The connection to Technical Debt is direct: prioritizing delivery speed creates an implicit cost of future rework—the so-called “technical debt.” Since traditional ETL architectures (not metadata-driven) depend on hard-coded logic that breaks with any schema change, Schema Drift becomes a constant generator of this debt, forcing teams to spend valuable time on maintenance and manual fixes, inflating the overall cost of poor data quality.


Defense Strategies: Pragmatic Planning and Continuous Governance

Defense against Schema Drift and technical debt requires a proactive and well-planned approach:

Proactive Governance and Planning:

Data governance policies must be established before inconsistency becomes an emergency. Data project planning should explicitly include the ability to handle schema evolution.

Control via Metadata:

Metadata-driven frameworks are the main technical defense against drift. By centralizing schema definitions in the metadata repository, the pipeline becomes dynamic; if the source schema changes, the execution logic adapts automatically based on the updated metadata—eliminating the need to rewrite and reimplement code manually.

Monitoring and Testing:

It is essential to build robust testing frameworks for validating data transformations and to plan for continuous maintenance and monitoring capabilities. This ensures that quality does not silently degrade over time.

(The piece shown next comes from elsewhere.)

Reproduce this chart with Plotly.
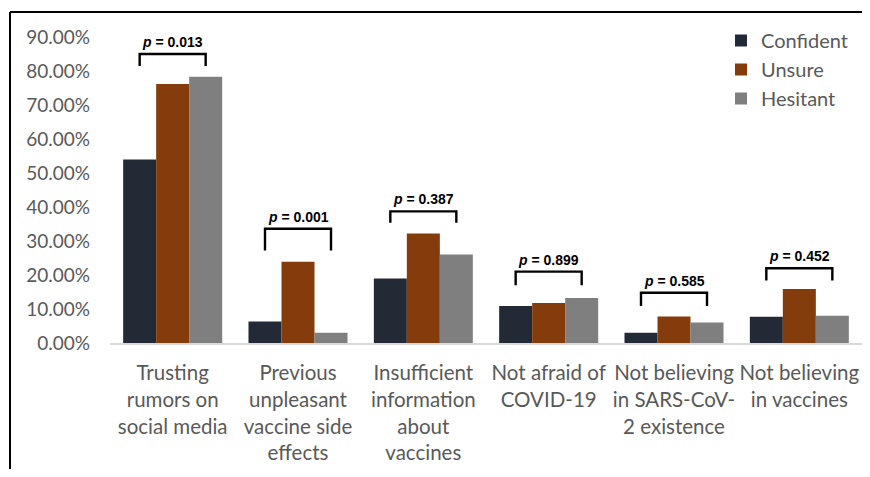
import plotly.graph_objects as go

categories = [
    "Trusting<br>rumors on<br>social media",
    "Previous<br>unpleasant<br>vaccine side<br>effects",
    "Insufficient<br>information<br>about<br>vaccines",
    "Not afraid of<br>COVID-19",
    "Not believing<br>in SARS-CoV-<br>2 existence",
    "Not believing<br>in vaccines",
]
confident = [0.540, 0.063, 0.190, 0.109, 0.030, 0.077]
unsure = [0.762, 0.239, 0.322, 0.118, 0.078, 0.159]
hesitant = [0.783, 0.030, 0.260, 0.132, 0.060, 0.080]
p_values = ["0.013", "0.001", "0.387", "0.899", "0.585", "0.452"]
bracket_top = [0.850, 0.336, 0.387, 0.210, 0.148, 0.220]
bracket_drop = [0.035, 0.064, 0.033, 0.040, 0.039, 0.036]
tick_vals = [0, 0.1, 0.2, 0.3, 0.4, 0.5, 0.6, 0.7, 0.8, 0.9]

colors = {"Confident": "#222A35", "Unsure": "#843C0C", "Hesitant": "#7F7F7F"}
# page has an 8px body margin; figure sized so no scrollbars appear
W, H = 854, 461
L, R, T, B = 102, 0, 29, 126
bargap = 0.21

fig = go.Figure()
for name, vals in [("Confident", confident), ("Unsure", unsure), ("Hesitant", hesitant)]:
    fig.add_trace(go.Bar(x=list(range(len(categories))), y=vals, name=name,
                         marker=dict(color=colors[name], line=dict(width=0))))

bar_w = (1 - bargap) / 3
shapes = []
annotations = []
for i, (p, top, drop) in enumerate(zip(p_values, bracket_top, bracket_drop)):
    x0 = i - bar_w
    x1 = i + bar_w
    shapes.append(dict(type="path", xref="x", yref="y",
                       path=f"M {x0},{top - drop} L {x0},{top} L {x1},{top} L {x1},{top - drop}",
                       line=dict(color="black", width=2.4)))
    annotations.append(dict(x=i, y=top, xref="x", yref="y", yanchor="bottom", yshift=2,
                            text=f"<b><i>p</i> = {p}</b>", showarrow=False,
                            font=dict(family="Liberation Sans, Arial", size=14, color="black")))

pw = W - L - R
ph = H - T - B
# outer frame (top and left edges)
ytop = 1 + (T - 4) / ph
xleft = (2 - L) / pw
shapes.append(dict(type="line", xref="paper", yref="paper",
                   x0=xleft, x1=(W - L) / pw, y0=ytop, y1=ytop,
                   line=dict(color="black", width=2)))
shapes.append(dict(type="line", xref="paper", yref="paper",
                   x0=xleft, x1=xleft, y0=ytop, y1=-(B + 5) / ph,
                   line=dict(color="black", width=2)))

fig.update_layout(
    width=W, height=H,
    margin=dict(l=L, r=R, t=T, b=B),
    paper_bgcolor="white", plot_bgcolor="white",
    barmode="group", bargap=bargap, bargroupgap=0,
    font=dict(family="Lato, Open Sans, sans-serif", size=20, color="#595959"),
    showlegend=True,
    legend=dict(x=(713 - L) / pw, y=1 + (T - 13) / ph, xanchor="left", yanchor="top",
                font=dict(size=20, color="#595959"), itemwidth=30, tracegroupgap=0,
                bgcolor="rgba(0,0,0,0)"),
    shapes=shapes,
    annotations=annotations,
    xaxis=dict(tickmode="array", tickvals=list(range(len(categories))), ticktext=categories,
               range=[-0.5, len(categories) - 0.5], showgrid=False, zeroline=False,
               showline=True, linecolor="#D9D9D9", linewidth=1.5, ticks="",
               ticklabelstandoff=11, tickfont=dict(size=20.5, color="#595959")),
    yaxis=dict(range=[0, 0.9], tickvals=tick_vals, tickformat=".2%", showgrid=False,
               zeroline=False, showline=False, ticks="", ticklabelstandoff=19,
               tickfont=dict(size=19, color="#595959")),
)

fig.write_html("out.html")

Investing in Readiness Means Ensuring Project Strategy Effectiveness


Data Readiness is not a tactical project—it is a strategy for architectural resilience. Analysis shows that data readiness is the most effective defense against operational costs (millions annually) and the key enabler of AI-driven growth.

By implementing metadata-driven frameworks for ETL pipelines, organizations can replace costly manual maintenance with systems that dynamically adapt to Schema Evolution. This transforms data architecture from a technical-debt generator into a scalable strategic asset.

Ultimately, Data Readiness ensures that when you migrate your ERP system or interact with your new AI Agent, you achieve results based on unified, reliable, and contextualized data. When the foundation is solid (Data Readiness), the superstructure (Gen AI, Data Fabric, Data Mesh) will not collapse under the weight of inconsistency.



About YasNiTech


Founded in 2013 by former IBM professionals, YasNiTech is a global technology company with offices in São Paulo, Boston (USA), and Sansepolcro (Italy). Since its inception, it has rapidly established itself in the Brazilian market by delivering innovative solutions in fraud prevention, loss prevention, and business analytics.

Over the years, the company has expanded its portfolio, incorporating initiatives in Low-Code platforms, digitalization, and process automation. Among its innovations, it introduced to the Brazilian market the first Multi-Enterprise Business Process Digitalization tool, driving digital collaboration across the Supply Chain.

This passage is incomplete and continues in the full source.